Frequently Asked Questions

What is the maximum number of routes a production API gateway can handle before latency degrades? Most enterprise gateways maintain sub-5ms routing latency up to 10,000–25,000 routes. Beyond this threshold, memory pressure and route-matching tree traversal increase P99 latency. Implement hierarchical routing or domain-scoped gateways to distribute the load.

How do I prevent routing table drift across multi-region deployments? Use a centralized control plane with GitOps-driven configuration management. Enforce atomic config pushes, implement versioned routing snapshots, and validate routing tables against staging environments before production promotion.

When should I use header-based routing over path-based routing for API versioning? Header-based routing preserves URI stability and supports content negotiation. Path-based routing is simpler for caching and CDN integration but requires duplicate route definitions. Choose headers for internal microservices and paths for public-facing APIs.

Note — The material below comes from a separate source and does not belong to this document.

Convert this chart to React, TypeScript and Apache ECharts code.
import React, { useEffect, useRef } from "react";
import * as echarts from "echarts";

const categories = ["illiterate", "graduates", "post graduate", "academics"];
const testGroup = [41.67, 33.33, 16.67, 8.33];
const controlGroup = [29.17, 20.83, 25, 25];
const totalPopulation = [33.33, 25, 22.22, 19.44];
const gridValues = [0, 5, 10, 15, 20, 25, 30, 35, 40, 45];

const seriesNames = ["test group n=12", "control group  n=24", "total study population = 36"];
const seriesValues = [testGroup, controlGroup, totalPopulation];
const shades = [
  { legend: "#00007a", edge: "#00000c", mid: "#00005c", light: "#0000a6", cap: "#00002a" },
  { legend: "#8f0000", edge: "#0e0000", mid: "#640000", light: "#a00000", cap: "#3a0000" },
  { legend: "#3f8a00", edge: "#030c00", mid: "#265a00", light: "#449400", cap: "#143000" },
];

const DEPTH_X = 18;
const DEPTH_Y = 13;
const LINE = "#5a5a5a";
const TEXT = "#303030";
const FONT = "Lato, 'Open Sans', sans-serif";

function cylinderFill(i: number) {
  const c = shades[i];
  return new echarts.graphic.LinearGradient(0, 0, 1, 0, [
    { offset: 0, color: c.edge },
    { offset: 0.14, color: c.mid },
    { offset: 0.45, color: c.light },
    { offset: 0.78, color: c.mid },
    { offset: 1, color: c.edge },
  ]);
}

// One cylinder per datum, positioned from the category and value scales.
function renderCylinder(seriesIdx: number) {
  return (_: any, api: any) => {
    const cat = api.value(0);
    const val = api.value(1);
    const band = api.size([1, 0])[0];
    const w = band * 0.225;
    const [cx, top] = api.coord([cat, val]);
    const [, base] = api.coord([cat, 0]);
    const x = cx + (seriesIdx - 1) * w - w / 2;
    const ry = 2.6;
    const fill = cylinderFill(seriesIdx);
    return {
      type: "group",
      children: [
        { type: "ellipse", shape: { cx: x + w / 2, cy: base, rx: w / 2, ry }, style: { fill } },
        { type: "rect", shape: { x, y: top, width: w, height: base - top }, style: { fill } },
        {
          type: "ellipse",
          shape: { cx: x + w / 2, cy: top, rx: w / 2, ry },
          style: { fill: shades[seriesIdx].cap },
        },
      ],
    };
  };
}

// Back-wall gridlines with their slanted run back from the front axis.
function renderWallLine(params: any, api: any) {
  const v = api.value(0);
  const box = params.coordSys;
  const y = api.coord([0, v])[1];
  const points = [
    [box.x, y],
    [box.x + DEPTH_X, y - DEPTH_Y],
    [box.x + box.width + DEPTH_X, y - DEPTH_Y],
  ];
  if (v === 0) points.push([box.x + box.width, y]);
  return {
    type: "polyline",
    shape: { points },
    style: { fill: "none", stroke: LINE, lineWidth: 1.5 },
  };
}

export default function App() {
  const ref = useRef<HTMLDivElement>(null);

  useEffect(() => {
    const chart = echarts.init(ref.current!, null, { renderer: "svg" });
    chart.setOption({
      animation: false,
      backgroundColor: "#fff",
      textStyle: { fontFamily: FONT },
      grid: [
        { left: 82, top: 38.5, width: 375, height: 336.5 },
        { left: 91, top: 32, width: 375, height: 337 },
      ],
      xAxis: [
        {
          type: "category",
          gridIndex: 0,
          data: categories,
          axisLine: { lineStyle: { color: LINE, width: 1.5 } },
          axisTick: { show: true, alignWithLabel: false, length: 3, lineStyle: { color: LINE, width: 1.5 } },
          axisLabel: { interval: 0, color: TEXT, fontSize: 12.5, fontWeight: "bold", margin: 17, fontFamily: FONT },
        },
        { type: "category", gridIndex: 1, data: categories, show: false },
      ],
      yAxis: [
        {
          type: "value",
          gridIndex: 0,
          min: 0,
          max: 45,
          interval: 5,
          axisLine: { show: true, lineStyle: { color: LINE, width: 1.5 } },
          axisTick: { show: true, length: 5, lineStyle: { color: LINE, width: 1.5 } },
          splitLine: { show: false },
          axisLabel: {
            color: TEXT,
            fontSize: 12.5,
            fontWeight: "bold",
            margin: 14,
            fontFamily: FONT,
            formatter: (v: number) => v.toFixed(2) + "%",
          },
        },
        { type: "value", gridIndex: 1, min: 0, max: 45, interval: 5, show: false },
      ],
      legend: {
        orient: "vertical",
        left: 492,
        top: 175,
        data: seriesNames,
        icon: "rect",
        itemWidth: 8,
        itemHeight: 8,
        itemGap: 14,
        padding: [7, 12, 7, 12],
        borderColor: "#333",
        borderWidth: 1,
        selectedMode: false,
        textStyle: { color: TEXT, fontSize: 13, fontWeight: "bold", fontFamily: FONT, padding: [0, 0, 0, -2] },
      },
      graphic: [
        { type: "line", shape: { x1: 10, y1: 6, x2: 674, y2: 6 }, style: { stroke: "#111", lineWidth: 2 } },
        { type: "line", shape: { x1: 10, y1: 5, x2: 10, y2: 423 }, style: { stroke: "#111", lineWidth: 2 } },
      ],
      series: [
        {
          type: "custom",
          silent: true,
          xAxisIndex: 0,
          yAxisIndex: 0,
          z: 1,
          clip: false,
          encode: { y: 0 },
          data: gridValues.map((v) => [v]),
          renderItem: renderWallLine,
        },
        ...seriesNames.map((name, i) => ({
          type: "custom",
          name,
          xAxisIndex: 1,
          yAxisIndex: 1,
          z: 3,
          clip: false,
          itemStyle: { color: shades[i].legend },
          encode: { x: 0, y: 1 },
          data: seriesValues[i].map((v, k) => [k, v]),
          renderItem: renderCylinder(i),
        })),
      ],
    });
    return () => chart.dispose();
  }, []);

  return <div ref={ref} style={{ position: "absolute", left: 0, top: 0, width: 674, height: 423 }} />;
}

How do connection pool limits impact cross-cluster routing resilience? Exhausted connection pools trigger immediate 502/503 errors before circuit breakers activate. Size pools based on upstream concurrency limits, implement connection reuse, and configure idle timeouts to match upstream keep-alive policies. Monitor pool utilization as a leading indicator for scaling triggers.